In this example, we are who we are, we sit the exam, and we haven’t changed. We’re the same person. The judgement expressed by cruel strangers has nothing to do with us. It’s outside us. If we allow their cruel opinions to cross our boundaries and make their home inside us, we do ourselves an injustice and we let them win. I don’t know about you, but if someone bore down on me at a party with a forkful of something pointed at my mouth and a lot of cajoling, there’s no way I would allow that stuff in my mouth before I knew what it was and where it had come from. Especially if they were being pushy and I didn’t trust them. I’d clench my teeth until they gave up and went away.

My trusty guards check their credentials
Why should you swallow the opinions of others willy-nilly? You didn’t invite them, so don’t let it in. You can park those opinions somewhere, and later on you can think about it and decide whether any of it is true or not. Then you can send the bad stuff off into the night and keep what’s right. When I realised that I was internalising lots of bad opinions about myself I started building a castle around myself, with high walls, and a portcullis with a waiting room. Anyone bearing gifts or tidings or opinions has to sit and wait while my trusty guards check their credentials for hidden weapons and untruths and bad intentions, and if they aren’t trustworthy they’re told to skedaddle, while the door is opened for the good guys.

scottish castle

This can be done. But you must start looking for your boundaries first, and mark them out. I’ve always thought parenthood is all about boundaries. When your baby can crawl, you keep the door shut. When they can walk, you move breakable things up out of reach. When they can run you let them out into the garden, but you check the fence and make sure the gate is secure. When they learn to climb over the fence, you make another one on the other side of the nearest field. And so on and so on, so they always know there are safe places to explore, and they always know how to get back home. And one day they go beyond your farthest fence and they make their own lives.

To prevent strangers coming in without permission
The other side of that picture is that the fences and gates are not just to stop your precious child getting lost, they’re also there to prevent strangers coming in without permission. If this happens to you, you need to start making some sort of barrier, even if it’s just your cupboard door. Then, once you have a good lock on that, you can start making your bedroom more secure, and then the whole house, and then the garden, bit by bit. It’s possible to do this, maybe with a little help. I’ve done a lot of that for myself, and I’ve known others who’ve succeed.

children playing

Safe space is vital for all of us. I worry about those people out there in the Internet or anywhere else, who don’t have that safe space, who are affected by the hurtful attacks of others who enjoy inflicting pain and fear. If we care about the opinions of others indiscriminately and too much, we can become very damaged. We need somehow to make our own space and not let them in. There will always be people like that, we can’t stop all of them for ever, but we can get some good fences and locks and keep them out, so their arrows all fall short.

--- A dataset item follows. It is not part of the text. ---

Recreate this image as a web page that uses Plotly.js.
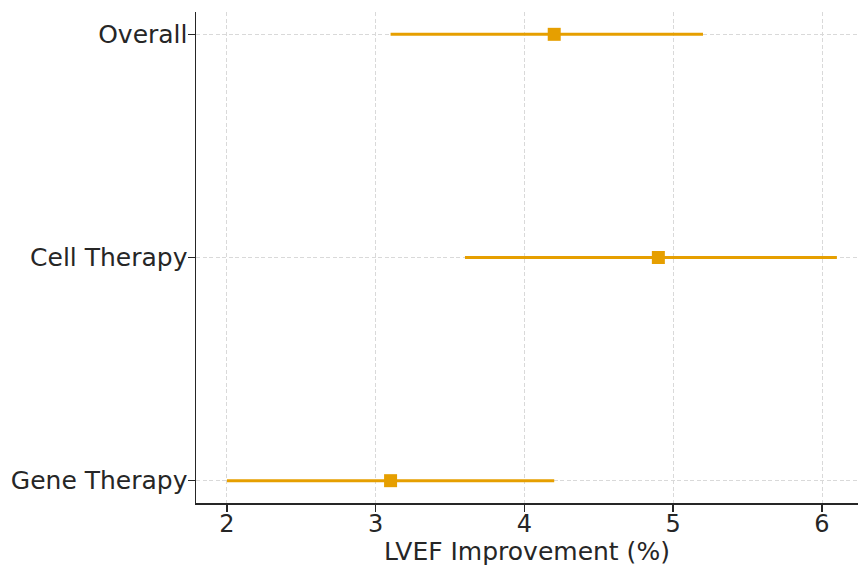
<!DOCTYPE html>
<html>
<head>
<meta charset="utf-8">
<script src="https://cdn.plot.ly/plotly-3.0.1.min.js"></script>
<style>html,body{margin:0;padding:0;background:#fff;}#chart{width:859px;height:566px;}</style>
</head>
<body>
<div id="chart"></div>
<script>
const categories = ["Gene Therapy", "Cell Therapy", "Overall"];
const estimates = [3.1, 4.9, 4.2];
const lowerCI = [2.0, 3.6, 3.1];
const upperCI = [4.2, 6.1, 5.2];
const xTicks = [2, 3, 4, 5, 6];

const trace = {
  type: "scatter",
  mode: "markers",
  x: estimates,
  y: categories,
  marker: {symbol: "square", size: 13, color: "#E69F00"},
  error_x: {
    type: "data",
    symmetric: false,
    array: estimates.map((v, i) => upperCI[i] - v),
    arrayminus: estimates.map((v, i) => v - lowerCI[i]),
    color: "#E69F00",
    thickness: 3,
    width: 0
  },
  hoverinfo: "x+y"
};

const layout = {
  width: 859, height: 566,
  margin: {l: 196, r: 1, t: 12, b: 63},
  paper_bgcolor: "#fff", plot_bgcolor: "#fff",
  font: {family: "DejaVu Sans", size: 25, color: "#262626"},
  showlegend: false,
  xaxis: {
    range: [1.792, 6.242],
    tickvals: xTicks,
    ticktext: xTicks.map(String),
    showgrid: true, gridcolor: "#d9d9d9", griddash: "4px,2.5px", gridwidth: 1,
    zeroline: false,
    showline: true, linecolor: "#262626", linewidth: 1.5,
    ticks: "outside", ticklen: 7, tickwidth: 1.5, tickcolor: "#262626",
    ticklabelstandoff: -8,
    tickfont: {size: 24, color: "#262626"},
    title: {text: "LVEF Improvement (%)", font: {size: 25, color: "#262626"}, standoff: 2}
  },
  yaxis: {
    type: "category",
    categoryorder: "array", categoryarray: categories,
    range: [-0.1, 2.1],
    showgrid: true, gridcolor: "#d9d9d9", griddash: "4px,2.5px", gridwidth: 1,
    zeroline: false,
    showline: true, linecolor: "#262626", linewidth: 1.5,
    ticks: "outside", ticklen: 7, tickwidth: 1.5, tickcolor: "#262626",
    ticklabelstandoff: -5,
    tickfont: {size: 25, color: "#262626"}
  }
};

Plotly.newPlot("chart", [trace], layout, {displayModeBar: false, staticPlot: true});
</script>
</body>
</html>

Bullies are like vampires. They can only flourish in the stealth and privacy of darkness, and they feed on fear. The light makes them burn to dust.

Ask yourself this question. Is it true?
So when someone says something hurtful to you, ask yourself this question. Is it true? And give yourself the most honest answer you can come up with. Or you could put those remarks on your very own truth shelf, where true things stick, but untrue things slide off into the rubbish bin, along with the trolls who said them. Or you could have a nice trap door for them, with a very satisfying lever. I’m beginning to enjoy this. What would you like to be underneath the trapdoor?

Trapdoor

I’ll leave that to your imagination.

If you have been, thank you for reading this.